▶ WHAT YOU HAVE TO DO
Print only the lines from the top of the data through the line with "const vGrid = [3, 6, 9, 12, 15];", both included, skipping every picture.

------ SUPPLIED MATERIAL

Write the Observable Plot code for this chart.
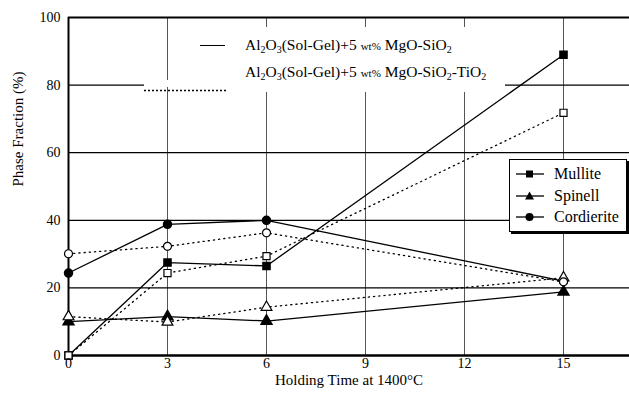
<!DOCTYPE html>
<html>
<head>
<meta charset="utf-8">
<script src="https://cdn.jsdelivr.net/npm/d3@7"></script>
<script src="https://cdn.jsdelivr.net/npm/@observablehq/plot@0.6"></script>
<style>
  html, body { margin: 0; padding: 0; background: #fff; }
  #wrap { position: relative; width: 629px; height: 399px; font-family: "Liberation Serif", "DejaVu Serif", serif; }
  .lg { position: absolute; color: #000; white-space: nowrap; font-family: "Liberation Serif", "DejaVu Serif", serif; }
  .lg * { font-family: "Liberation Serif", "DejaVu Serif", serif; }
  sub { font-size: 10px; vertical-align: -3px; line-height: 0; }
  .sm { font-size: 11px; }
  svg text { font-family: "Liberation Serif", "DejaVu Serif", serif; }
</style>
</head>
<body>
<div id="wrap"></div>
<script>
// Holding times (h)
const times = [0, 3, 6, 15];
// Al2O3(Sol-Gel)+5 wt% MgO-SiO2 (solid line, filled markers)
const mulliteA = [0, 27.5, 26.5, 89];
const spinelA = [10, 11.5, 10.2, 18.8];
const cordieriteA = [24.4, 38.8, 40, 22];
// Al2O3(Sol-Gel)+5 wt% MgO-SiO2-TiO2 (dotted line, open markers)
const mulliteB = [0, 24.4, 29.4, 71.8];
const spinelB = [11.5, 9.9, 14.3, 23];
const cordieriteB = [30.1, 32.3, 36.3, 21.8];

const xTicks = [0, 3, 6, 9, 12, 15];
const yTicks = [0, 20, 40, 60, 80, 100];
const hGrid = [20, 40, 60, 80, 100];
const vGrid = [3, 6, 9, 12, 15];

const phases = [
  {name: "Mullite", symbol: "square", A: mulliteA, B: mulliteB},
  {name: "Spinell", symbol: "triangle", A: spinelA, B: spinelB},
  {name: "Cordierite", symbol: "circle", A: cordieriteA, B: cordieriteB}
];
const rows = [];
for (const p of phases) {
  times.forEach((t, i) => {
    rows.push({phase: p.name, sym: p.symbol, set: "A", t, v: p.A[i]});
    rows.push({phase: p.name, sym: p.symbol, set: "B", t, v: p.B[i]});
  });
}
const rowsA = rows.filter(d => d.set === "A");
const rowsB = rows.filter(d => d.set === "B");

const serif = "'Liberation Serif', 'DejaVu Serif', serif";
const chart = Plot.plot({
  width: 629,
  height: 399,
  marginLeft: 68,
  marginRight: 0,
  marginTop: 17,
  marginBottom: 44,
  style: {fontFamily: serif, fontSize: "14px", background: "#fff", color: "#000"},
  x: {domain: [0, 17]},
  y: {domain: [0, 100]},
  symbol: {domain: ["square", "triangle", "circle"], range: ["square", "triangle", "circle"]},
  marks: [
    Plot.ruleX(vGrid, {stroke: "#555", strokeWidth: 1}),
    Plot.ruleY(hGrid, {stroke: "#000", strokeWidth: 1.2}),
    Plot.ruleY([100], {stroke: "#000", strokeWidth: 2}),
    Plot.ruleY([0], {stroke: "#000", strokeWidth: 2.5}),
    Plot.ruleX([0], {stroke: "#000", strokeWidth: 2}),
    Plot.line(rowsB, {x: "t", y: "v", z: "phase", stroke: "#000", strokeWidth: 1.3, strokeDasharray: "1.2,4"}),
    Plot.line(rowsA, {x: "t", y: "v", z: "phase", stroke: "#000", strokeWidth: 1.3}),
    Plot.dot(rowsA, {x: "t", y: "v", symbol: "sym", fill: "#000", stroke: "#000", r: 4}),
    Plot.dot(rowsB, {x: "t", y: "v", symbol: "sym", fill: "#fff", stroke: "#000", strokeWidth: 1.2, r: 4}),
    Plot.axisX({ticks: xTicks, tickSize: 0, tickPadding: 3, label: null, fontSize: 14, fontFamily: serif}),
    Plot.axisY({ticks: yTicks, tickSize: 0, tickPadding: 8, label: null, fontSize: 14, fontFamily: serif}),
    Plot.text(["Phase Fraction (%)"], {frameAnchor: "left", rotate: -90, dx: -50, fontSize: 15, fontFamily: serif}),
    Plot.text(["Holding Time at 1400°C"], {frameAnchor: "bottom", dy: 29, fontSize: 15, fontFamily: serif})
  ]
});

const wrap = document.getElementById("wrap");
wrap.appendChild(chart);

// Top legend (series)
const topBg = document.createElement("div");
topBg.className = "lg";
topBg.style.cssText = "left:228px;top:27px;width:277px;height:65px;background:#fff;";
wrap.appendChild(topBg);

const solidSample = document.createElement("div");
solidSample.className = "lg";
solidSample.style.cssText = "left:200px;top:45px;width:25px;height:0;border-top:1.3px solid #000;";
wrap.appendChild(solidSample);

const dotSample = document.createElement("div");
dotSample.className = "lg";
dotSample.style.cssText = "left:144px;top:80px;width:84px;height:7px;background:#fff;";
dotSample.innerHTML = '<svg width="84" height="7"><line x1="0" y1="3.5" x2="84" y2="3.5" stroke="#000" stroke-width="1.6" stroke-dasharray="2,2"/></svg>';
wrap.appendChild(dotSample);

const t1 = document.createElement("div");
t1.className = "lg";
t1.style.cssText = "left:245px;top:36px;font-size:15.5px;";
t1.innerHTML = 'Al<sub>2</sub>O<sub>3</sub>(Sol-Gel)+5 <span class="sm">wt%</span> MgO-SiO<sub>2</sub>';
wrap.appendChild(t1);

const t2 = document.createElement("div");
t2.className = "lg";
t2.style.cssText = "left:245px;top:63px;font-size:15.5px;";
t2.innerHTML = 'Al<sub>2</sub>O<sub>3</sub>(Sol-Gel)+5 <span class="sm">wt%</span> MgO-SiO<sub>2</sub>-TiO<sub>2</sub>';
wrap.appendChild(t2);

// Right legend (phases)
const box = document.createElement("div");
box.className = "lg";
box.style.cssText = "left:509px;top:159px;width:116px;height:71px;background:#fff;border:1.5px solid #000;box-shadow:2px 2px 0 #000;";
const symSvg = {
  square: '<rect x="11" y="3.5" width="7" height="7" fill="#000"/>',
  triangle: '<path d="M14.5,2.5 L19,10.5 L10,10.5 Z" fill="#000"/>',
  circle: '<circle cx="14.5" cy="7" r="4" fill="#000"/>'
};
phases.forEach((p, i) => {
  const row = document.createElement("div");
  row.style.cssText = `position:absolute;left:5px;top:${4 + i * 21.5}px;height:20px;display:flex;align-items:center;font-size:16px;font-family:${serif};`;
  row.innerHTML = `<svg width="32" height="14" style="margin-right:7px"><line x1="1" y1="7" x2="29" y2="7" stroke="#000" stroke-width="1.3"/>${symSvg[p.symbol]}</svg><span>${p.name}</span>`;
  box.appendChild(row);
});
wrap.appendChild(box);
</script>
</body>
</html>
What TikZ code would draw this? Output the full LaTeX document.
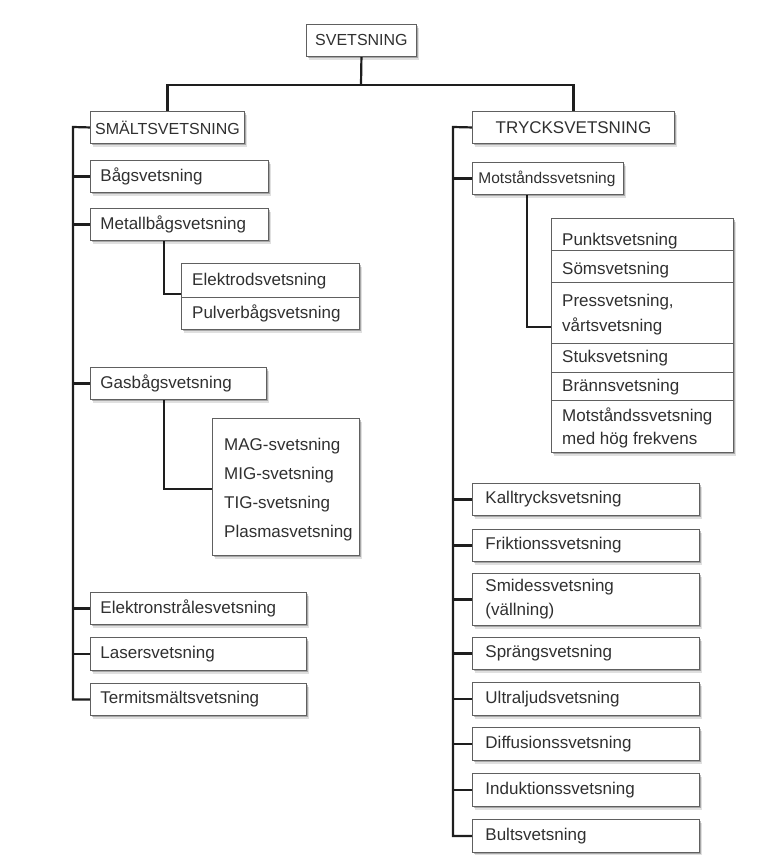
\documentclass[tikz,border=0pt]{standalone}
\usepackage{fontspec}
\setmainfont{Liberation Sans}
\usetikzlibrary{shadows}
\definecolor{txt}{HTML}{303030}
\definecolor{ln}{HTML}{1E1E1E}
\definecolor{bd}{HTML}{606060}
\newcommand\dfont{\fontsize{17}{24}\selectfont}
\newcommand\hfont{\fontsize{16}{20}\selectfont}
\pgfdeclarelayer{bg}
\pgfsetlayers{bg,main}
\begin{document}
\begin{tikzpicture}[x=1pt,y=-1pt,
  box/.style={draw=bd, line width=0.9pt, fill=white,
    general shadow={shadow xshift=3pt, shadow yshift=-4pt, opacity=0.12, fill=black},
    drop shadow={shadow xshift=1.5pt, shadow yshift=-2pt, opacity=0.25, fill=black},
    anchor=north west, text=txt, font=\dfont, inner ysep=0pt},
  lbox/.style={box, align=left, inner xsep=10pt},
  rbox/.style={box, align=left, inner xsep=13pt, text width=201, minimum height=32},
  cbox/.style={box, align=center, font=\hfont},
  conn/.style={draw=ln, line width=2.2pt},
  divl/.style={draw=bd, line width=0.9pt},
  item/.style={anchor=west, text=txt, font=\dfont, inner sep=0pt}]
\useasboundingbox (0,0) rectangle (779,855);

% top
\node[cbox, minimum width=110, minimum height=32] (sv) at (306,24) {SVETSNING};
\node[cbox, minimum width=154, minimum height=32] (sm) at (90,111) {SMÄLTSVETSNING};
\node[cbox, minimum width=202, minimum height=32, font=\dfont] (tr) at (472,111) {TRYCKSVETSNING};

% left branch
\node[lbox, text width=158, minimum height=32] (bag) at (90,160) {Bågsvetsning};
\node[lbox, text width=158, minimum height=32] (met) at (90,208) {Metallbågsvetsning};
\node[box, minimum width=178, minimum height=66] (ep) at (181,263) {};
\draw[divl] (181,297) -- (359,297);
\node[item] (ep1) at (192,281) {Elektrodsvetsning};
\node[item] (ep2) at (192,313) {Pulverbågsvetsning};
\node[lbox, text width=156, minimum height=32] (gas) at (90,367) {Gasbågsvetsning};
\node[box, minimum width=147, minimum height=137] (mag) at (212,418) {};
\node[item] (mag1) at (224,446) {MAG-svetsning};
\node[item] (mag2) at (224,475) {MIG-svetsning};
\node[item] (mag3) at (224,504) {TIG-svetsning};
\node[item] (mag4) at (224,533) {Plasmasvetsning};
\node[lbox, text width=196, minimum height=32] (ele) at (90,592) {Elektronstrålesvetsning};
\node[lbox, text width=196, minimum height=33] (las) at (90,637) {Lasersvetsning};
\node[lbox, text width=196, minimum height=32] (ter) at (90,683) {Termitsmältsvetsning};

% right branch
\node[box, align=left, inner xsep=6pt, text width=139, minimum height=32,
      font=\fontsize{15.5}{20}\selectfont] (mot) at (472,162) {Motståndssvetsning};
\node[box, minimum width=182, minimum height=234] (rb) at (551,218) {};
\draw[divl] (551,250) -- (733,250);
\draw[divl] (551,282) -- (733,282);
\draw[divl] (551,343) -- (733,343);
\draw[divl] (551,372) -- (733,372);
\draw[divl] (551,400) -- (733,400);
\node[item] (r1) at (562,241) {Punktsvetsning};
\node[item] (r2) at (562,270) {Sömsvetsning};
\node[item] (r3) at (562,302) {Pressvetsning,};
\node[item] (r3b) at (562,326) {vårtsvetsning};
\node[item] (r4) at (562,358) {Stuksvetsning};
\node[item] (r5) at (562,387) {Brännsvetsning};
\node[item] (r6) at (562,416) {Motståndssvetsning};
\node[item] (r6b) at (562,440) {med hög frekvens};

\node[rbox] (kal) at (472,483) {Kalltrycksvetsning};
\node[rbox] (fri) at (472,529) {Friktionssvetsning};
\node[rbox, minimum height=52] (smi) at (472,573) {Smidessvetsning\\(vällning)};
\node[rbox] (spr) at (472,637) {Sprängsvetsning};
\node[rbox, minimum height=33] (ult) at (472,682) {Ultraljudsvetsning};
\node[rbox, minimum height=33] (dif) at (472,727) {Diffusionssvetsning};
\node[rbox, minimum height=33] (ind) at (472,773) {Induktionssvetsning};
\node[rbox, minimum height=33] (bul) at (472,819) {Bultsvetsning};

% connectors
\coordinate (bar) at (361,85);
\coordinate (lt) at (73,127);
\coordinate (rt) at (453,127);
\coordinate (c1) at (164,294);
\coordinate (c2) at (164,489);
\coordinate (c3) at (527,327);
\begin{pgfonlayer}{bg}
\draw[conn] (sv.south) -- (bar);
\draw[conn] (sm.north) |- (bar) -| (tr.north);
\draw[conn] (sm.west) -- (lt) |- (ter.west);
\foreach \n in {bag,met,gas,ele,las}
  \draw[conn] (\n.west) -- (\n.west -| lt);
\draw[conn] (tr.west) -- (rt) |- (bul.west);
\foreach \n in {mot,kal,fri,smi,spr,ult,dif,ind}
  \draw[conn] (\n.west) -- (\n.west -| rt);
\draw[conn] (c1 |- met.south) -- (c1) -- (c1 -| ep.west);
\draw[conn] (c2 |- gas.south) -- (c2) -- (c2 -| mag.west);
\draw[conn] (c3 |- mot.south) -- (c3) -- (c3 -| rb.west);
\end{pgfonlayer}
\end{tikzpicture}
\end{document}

------------

▶ RESPONSE BELOW
Write the Observable Plot code for this chart.
<!DOCTYPE html>
<html>
<head>
<meta charset="utf-8">
<script src="https://cdn.jsdelivr.net/npm/d3@7"></script>
<script src="https://cdn.jsdelivr.net/npm/@observablehq/plot@0.6"></script>
<style>
  html, body { margin: 0; padding: 0; background: #fff; }
  #wrap { position: relative; width: 629px; height: 399px; font-family: "Liberation Serif", "DejaVu Serif", serif; }
  .lg { position: absolute; color: #000; white-space: nowrap; font-family: "Liberation Serif", "DejaVu Serif", serif; }
  .lg * { font-family: "Liberation Serif", "DejaVu Serif", serif; }
  sub { font-size: 10px; vertical-align: -3px; line-height: 0; }
  .sm { font-size: 11px; }
  svg text { font-family: "Liberation Serif", "DejaVu Serif", serif; }
</style>
</head>
<body>
<div id="wrap"></div>
<script>
// Holding times (h)
const times = [0, 3, 6, 15];
// Al2O3(Sol-Gel)+5 wt% MgO-SiO2 (solid line, filled markers)
const mulliteA = [0, 27.5, 26.5, 89];
const spinelA = [10, 11.5, 10.2, 18.8];
const cordieriteA = [24.4, 38.8, 40, 22];
// Al2O3(Sol-Gel)+5 wt% MgO-SiO2-TiO2 (dotted line, open markers)
const mulliteB = [0, 24.4, 29.4, 71.8];
const spinelB = [11.5, 9.9, 14.3, 23];
const cordieriteB = [30.1, 32.3, 36.3, 21.8];

const xTicks = [0, 3, 6, 9, 12, 15];
const yTicks = [0, 20, 40, 60, 80, 100];
const hGrid = [20, 40, 60, 80, 100];
const vGrid = [3, 6, 9, 12, 15];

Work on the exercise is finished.